THE PROBLEM:
Reproduce exactly the lines below, from the first one through the line containing "0.30, 0.45, 0.15, 0.00025, 0.20]", and omit any pictures.

— begin RECORDED DATA —

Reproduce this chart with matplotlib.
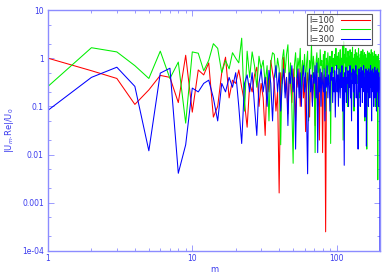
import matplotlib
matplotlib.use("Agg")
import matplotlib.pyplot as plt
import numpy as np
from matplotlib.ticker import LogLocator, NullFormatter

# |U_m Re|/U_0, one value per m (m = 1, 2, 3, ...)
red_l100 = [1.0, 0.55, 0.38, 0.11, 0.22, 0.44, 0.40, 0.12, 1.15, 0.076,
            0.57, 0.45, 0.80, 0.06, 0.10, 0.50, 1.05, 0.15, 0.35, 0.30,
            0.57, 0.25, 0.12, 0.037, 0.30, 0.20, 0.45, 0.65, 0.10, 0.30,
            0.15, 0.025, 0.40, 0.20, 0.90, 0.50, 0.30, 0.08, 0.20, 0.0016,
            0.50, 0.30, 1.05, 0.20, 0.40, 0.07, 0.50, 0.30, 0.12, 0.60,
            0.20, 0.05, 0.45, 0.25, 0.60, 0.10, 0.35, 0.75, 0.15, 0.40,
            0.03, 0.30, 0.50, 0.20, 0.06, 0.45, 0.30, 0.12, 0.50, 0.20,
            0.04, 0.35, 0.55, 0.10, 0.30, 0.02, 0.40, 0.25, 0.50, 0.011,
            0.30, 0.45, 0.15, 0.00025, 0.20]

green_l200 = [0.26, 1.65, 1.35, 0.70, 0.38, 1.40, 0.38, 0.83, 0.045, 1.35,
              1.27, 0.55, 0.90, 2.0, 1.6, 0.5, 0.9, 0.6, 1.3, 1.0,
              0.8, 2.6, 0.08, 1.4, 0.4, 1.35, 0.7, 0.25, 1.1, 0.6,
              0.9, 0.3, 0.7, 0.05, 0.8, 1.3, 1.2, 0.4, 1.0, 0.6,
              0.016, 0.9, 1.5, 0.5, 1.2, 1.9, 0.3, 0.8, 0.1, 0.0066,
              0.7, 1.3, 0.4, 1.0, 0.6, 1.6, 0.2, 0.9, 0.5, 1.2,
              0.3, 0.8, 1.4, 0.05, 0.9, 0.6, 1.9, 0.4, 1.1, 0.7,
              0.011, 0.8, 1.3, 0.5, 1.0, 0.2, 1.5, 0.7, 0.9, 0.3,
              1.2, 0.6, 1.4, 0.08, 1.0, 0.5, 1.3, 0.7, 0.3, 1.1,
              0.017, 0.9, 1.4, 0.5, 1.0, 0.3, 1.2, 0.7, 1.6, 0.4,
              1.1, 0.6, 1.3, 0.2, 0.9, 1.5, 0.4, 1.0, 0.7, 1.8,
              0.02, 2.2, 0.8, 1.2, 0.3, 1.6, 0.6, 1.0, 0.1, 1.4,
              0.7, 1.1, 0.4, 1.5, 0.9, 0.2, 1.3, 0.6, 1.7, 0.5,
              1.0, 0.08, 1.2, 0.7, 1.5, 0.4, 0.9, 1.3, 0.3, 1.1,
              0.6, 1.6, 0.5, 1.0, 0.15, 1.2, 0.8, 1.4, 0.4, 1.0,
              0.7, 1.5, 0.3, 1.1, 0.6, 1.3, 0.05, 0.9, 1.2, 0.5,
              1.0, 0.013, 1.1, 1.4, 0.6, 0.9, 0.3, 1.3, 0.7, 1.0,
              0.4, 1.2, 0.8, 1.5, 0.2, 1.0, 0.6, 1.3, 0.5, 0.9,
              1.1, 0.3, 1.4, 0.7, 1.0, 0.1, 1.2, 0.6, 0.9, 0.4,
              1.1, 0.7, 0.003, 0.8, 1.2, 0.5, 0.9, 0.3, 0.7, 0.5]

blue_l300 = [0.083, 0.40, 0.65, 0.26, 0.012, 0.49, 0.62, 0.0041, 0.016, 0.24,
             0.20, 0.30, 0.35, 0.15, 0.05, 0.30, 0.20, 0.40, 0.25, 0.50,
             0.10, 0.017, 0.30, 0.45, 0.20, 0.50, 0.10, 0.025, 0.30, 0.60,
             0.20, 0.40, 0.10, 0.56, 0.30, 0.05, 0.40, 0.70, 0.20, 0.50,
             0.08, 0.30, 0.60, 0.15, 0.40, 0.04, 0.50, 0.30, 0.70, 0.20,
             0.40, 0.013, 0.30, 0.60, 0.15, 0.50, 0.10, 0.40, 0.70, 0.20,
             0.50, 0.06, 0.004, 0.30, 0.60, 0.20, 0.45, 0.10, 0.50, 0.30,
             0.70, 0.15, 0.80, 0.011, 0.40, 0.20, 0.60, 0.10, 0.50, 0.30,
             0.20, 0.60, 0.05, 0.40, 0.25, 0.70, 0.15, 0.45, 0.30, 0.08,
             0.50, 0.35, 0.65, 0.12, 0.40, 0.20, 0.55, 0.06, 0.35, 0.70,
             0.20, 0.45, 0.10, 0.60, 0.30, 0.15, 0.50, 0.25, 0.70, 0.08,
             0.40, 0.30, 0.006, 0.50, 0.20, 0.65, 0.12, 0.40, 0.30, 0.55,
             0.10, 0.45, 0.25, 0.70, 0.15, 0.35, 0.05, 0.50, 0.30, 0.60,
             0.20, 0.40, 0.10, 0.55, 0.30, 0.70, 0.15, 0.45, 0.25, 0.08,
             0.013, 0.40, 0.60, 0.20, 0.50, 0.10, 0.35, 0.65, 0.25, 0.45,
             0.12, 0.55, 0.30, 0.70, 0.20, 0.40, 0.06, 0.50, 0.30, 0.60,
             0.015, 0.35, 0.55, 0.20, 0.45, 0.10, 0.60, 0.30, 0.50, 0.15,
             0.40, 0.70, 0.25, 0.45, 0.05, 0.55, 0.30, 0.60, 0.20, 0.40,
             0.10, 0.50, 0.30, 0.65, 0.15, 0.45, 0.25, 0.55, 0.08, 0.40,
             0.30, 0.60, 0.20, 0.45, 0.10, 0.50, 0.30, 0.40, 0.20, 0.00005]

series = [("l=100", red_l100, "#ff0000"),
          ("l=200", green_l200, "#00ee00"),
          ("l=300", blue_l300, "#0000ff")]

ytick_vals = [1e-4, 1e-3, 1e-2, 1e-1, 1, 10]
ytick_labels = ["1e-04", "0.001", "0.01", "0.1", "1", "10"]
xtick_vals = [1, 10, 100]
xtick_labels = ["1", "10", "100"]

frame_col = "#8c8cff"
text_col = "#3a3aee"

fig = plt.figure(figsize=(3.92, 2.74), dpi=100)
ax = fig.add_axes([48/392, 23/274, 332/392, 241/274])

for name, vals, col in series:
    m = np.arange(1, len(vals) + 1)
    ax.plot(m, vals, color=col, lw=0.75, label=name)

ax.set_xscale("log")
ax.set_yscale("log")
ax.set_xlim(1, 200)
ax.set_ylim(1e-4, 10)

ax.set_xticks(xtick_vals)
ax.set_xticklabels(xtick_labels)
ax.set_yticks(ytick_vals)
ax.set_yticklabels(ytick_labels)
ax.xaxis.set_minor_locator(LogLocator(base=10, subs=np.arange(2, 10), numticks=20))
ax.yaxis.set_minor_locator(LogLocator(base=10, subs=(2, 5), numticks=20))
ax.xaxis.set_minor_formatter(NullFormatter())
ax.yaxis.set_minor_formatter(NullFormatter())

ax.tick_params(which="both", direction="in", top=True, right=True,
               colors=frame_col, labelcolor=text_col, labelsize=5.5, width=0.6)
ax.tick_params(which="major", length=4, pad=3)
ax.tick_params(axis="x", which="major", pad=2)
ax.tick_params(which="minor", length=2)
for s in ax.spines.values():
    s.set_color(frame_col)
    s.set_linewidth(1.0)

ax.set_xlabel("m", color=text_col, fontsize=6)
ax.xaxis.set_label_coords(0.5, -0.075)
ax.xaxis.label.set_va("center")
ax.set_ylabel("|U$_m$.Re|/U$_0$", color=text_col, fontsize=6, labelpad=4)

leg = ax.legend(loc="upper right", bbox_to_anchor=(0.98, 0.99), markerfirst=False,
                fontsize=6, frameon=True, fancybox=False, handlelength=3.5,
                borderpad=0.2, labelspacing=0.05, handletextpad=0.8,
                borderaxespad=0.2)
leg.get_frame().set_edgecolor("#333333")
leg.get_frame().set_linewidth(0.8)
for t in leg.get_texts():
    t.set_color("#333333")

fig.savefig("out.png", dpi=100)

— end RECORDED DATA —

PROBLEM SOLUTION:
Reproduce this chart with matplotlib.
import matplotlib
matplotlib.use("Agg")
import matplotlib.pyplot as plt
import numpy as np
from matplotlib.ticker import LogLocator, NullFormatter

# |U_m Re|/U_0, one value per m (m = 1, 2, 3, ...)
red_l100 = [1.0, 0.55, 0.38, 0.11, 0.22, 0.44, 0.40, 0.12, 1.15, 0.076,
            0.57, 0.45, 0.80, 0.06, 0.10, 0.50, 1.05, 0.15, 0.35, 0.30,
            0.57, 0.25, 0.12, 0.037, 0.30, 0.20, 0.45, 0.65, 0.10, 0.30,
            0.15, 0.025, 0.40, 0.20, 0.90, 0.50, 0.30, 0.08, 0.20, 0.0016,
            0.50, 0.30, 1.05, 0.20, 0.40, 0.07, 0.50, 0.30, 0.12, 0.60,
            0.20, 0.05, 0.45, 0.25, 0.60, 0.10, 0.35, 0.75, 0.15, 0.40,
            0.03, 0.30, 0.50, 0.20, 0.06, 0.45, 0.30, 0.12, 0.50, 0.20,
            0.04, 0.35, 0.55, 0.10, 0.30, 0.02, 0.40, 0.25, 0.50, 0.011,
            0.30, 0.45, 0.15, 0.00025, 0.20]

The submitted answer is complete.